(a) Patent Application Awards.
(1) When the Board receives written notice, in the manner prescribed by the Board, from the Agency Counsel for Intellectual Property or the Patent or Intellectual Property Counsel at a NASA Center that an invention made by an employee of NASA or a NASA contractor and reported to NASA in the manner prescribed by the Board is eligible for a patent application award, the Board may recommend to the Administrator or a designee that an award be made, including a specific recommended amount and distribution thereof for any multiple inventors, so long as the following eligibility conditions have been met:
(i) A nonprovisional U.S. patent application has been filed covering the invention and NASA has either an ownership interest in the invention or an irrevocable, royalty-free, license to practice the invention, or have the invention practiced for or on its behalf, throughout the world, or the invention has been assigned by NASA to a contractor under 35 U.S.C. 202(e); or
(ii) A continuation-in-part or divisional patent has been issued based on a patent application that is eligible for an award under paragraph (a)(1)(i) of this section.
(2) No additional award will be given for a continuation patent application where an award was authorized for the parent application and the parent application will be or has been abandoned. In addition, awards will not be granted for provisional applications under 35 U.S.C. 111(b) or reissue applications under 35 U.S.C. 251.
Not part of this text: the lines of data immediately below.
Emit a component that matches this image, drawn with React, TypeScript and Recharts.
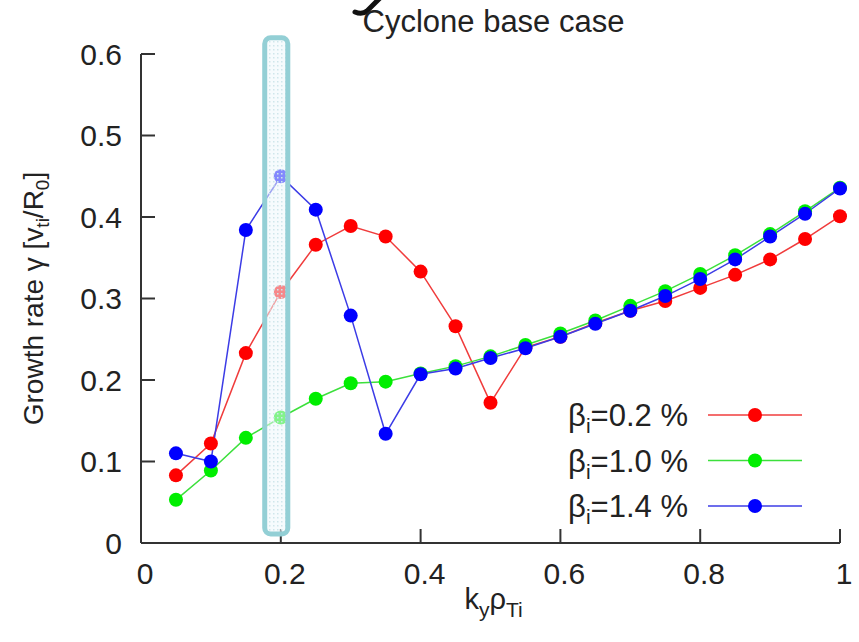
import { LineChart, Line, XAxis, YAxis, ReferenceArea, Legend, Label } from 'recharts'

// wavenumber grid k_y rho_Ti
const kyRho = [0.05, 0.1, 0.15, 0.2, 0.25, 0.3, 0.35, 0.4, 0.45, 0.5, 0.55, 0.6, 0.65, 0.7, 0.75, 0.8, 0.85, 0.9, 0.95, 1.0]

// growth rates gamma [v_ti/R_0] per beta_i
const gammaBeta02 = [0.083, 0.122, 0.233, 0.308, 0.366, 0.389, 0.376, 0.333, 0.266, 0.172, 0.240, 0.253, 0.270, 0.285, 0.297, 0.313, 0.329, 0.348, 0.373, 0.401]
const gammaBeta10 = [0.053, 0.089, 0.129, 0.154, 0.177, 0.196, 0.198, 0.208, 0.217, 0.229, 0.243, 0.257, 0.273, 0.291, 0.309, 0.330, 0.353, 0.379, 0.407, 0.436]
const gammaBeta14 = [0.110, 0.100, 0.384, 0.450, 0.409, 0.279, 0.134, 0.207, 0.214, 0.227, 0.239, 0.253, 0.269, 0.285, 0.303, 0.324, 0.348, 0.376, 0.404, 0.435]

const betaLabels = ['0.2', '1.0', '1.4']
const seriesKeys = ['b02', 'b10', 'b14']
const seriesColors = ['#ff0000', '#00ee00', '#0000ff']
const lineColors = ['#f03c3c', '#3ce03c', '#3c3ce6']

const xTicks = [0, 0.2, 0.4, 0.6, 0.8, 1]
const yTicks = [0, 0.1, 0.2, 0.3, 0.4, 0.5, 0.6]

// highlighted band around k_y rho_Ti = 0.2
const bandX = [0.177, 0.21]
const bandY = [0.011, 0.62]

const data = kyRho.map((k, i) => ({
  k,
  b02: gammaBeta02[i],
  b10: gammaBeta10[i],
  b14: gammaBeta14[i],
}))

const FONT = '"Liberation Sans", Arial, Helvetica, sans-serif'
const AXIS = { stroke: '#333', strokeWidth: 2 }

function BandShape(props: any) {
  const { x, y, width, height } = props
  return (
    <g>
      <defs>
        <pattern id="dots" width="4" height="4" patternUnits="userSpaceOnUse">
          <rect width="4" height="4" fill="#eef8fa" fillOpacity={0.55} />
          <rect x="1" y="1" width="1.5" height="1.5" fill="#cfe6eb" />
        </pattern>
      </defs>
      <rect x={x} y={y} width={width} height={height} rx={6} ry={6} fill="url(#dots)" stroke="#93cfd5" strokeWidth={5} />
    </g>
  )
}

function YTitle(props: any) {
  const vb = props.viewBox
  const cx = 43
  const cy = vb.y + vb.height / 2
  return (
    <text x={cx} y={cy} transform={`rotate(-90, ${cx}, ${cy})`} textAnchor="middle" fontFamily={FONT} fontSize={28} fill="#222">
      Growth rate γ [v<tspan fontSize={19} dy={6}>ti</tspan><tspan dy={-6}>/R</tspan><tspan fontSize={19} dy={6}>0</tspan><tspan dy={-6}>]</tspan>
    </text>
  )
}

function XTitle(props: any) {
  const vb = props.viewBox
  return (
    <text x={vb.x + vb.width / 2 + 3} y={609} textAnchor="middle" fontFamily={FONT} fontSize={29} fill="#222">
      k<tspan fontSize={21} dy={8}>y</tspan><tspan dy={-8}>ρ</tspan><tspan fontSize={21} dy={8}>Ti</tspan>
    </text>
  )
}

function LegendBox() {
  return (
    <svg width={260} height={140} style={{ overflow: 'visible' }}>
      {betaLabels.map((b, i) => {
        const cy = 25 + i * 45.5
        return (
          <g key={b}>
            <text x={128} y={cy + 11} textAnchor="end" fontFamily={FONT} fontSize={31} fill="#222">
              β<tspan fontSize={21} dy={7}>i</tspan><tspan dy={-7}>={b} %</tspan>
            </text>
            <line x1={148} x2={242} y1={cy} y2={cy} stroke={lineColors[i]} strokeWidth={1.5} />
            <circle cx={195} cy={cy} r={7} fill={seriesColors[i]} />
          </g>
        )
      })}
    </svg>
  )
}

export default function App() {
  return (
    <div style={{ position: 'absolute', left: 0, top: 0, width: 859, height: 642, background: '#fff', overflow: 'hidden', fontFamily: FONT }}>
      {/* tail of a heading glyph sitting above the frame */}
      <svg width={40} height={20} style={{ position: 'absolute', left: 345, top: 0 }}>
        <path d="M 35 -2 L 22 11 Q 17 15 10 12" fill="none" stroke="#111" strokeWidth={5} strokeLinecap="round" />
      </svg>
      <div style={{ position: 'absolute', left: 0, top: 2, width: 859, textAlign: 'center', paddingLeft: 128, boxSizing: 'border-box', fontSize: 31, lineHeight: '40px', color: '#222' }}>
        Cyclone base case
      </div>
      <LineChart width={859} height={642} data={data} margin={{ top: 54, right: 19, bottom: 0, left: 0 }} style={{ position: 'absolute', left: 0, top: 0 }}>
        <XAxis dataKey="k" type="number" domain={[0, 1]} ticks={xTicks} height={99} axisLine={AXIS} tickLine={AXIS} tickSize={-14} tickMargin={34}
          tick={{ fill: '#222', fontSize: 30, fontFamily: FONT, dx: 4 }} tickFormatter={(v: number) => String(v)}>
          <Label content={XTitle} />
        </XAxis>
        <XAxis xAxisId="top" orientation="top" type="number" domain={[0, 1]} ticks={xTicks} height={0} axisLine={AXIS} tickLine={AXIS} tickSize={-14} tick={false} />
        <YAxis type="number" domain={[0, 0.6]} ticks={yTicks} width={141} axisLine={AXIS} tickLine={AXIS} tickSize={-14} tickMargin={33}
          tick={{ fill: '#222', fontSize: 30, fontFamily: FONT }} tickFormatter={(v: number) => String(v)}>
          <Label content={YTitle} />
        </YAxis>
        <YAxis yAxisId="right" orientation="right" type="number" domain={[0, 0.6]} ticks={yTicks} width={0} axisLine={AXIS} tickLine={AXIS} tickSize={-14} tick={false} />
        {seriesKeys.map((key, i) => (
          <Line key={key} dataKey={key} type="linear" stroke={lineColors[i]} strokeWidth={1.5}
            dot={{ r: 7, fill: seriesColors[i], stroke: 'none' }} activeDot={false} isAnimationActive={false} />
        ))}
        <ReferenceArea x1={bandX[0]} x2={bandX[1]} y1={bandY[0]} y2={bandY[1]} ifOverflow="visible" shape={BandShape} zIndex={1000} />
        <Legend layout="horizontal" verticalAlign="middle" align="center" content={LegendBox} wrapperStyle={{ left: 560, top: 390, width: 260, height: 140 }} />
      </LineChart>
    </div>
  )
}
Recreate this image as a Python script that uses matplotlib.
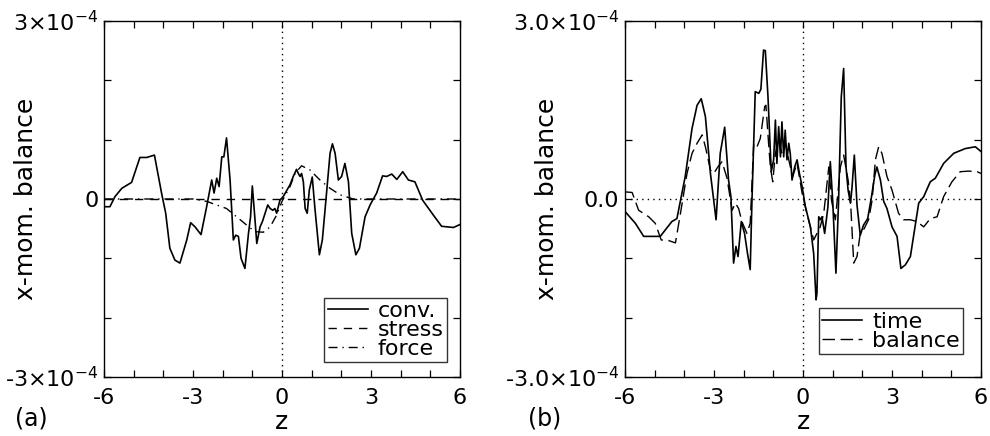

(b) Software Release Awards.
(1) When the Board receives written notice, in the manner prescribed by the procedures of the Board, that a NASA Center has approved the initial (first) release to a qualified user of a software package based on a software innovation made by an employee of NASA or a NASA contractor and reported to NASA in the manner prescribed by the procedures of the Board, the Board may recommend to the Administrator or designee that an award be made, including a specific amount and distribution thereof for any multiple innovators, so long as the following conditions have been met:
(i) NASA has either an ownership interest in the software or an irrevocable, royalty-free, license to reproduce, prepare derivative works, distribute, perform and display the software, throughout the world for governmental purposes;
(ii) The software is of commercial quality as defined in §1240.102; and
(iii) The software has been verified to perform the functions claimed in its documentation on the platform for which it was designed without harm to the systems or data contained within.
(2) Software that is the subject of a software release award is not eligible to receive a Tech Brief award based upon the publication of an announcement of availability in “NASA Tech Briefs.”
(3) Software release awards for modifications made to software for which the innovators have already received an initial software release award will be at the discretion of the Administrator or his designee, upon recommendation by the Board.
(c) Tech Briefs Awards. When the Board receives written notice, in the manner and format prescribed by the procedures of the Board, that a NASA Center has approved for publication a NASA Tech Brief based on an innovation made by an employee of NASA or a NASA contractor and reported to NASA in the manner and form prescribed by the procedures of the Board, the Board may recommend to the Administrator or designee that an award be made, including a specific amount and distribution thereof for any multiple innovators.
(d) When a Patent Application Award, a Software Release Award, and a Tech Brief Award have been authorized for the same contribution, the awards will be cumulative.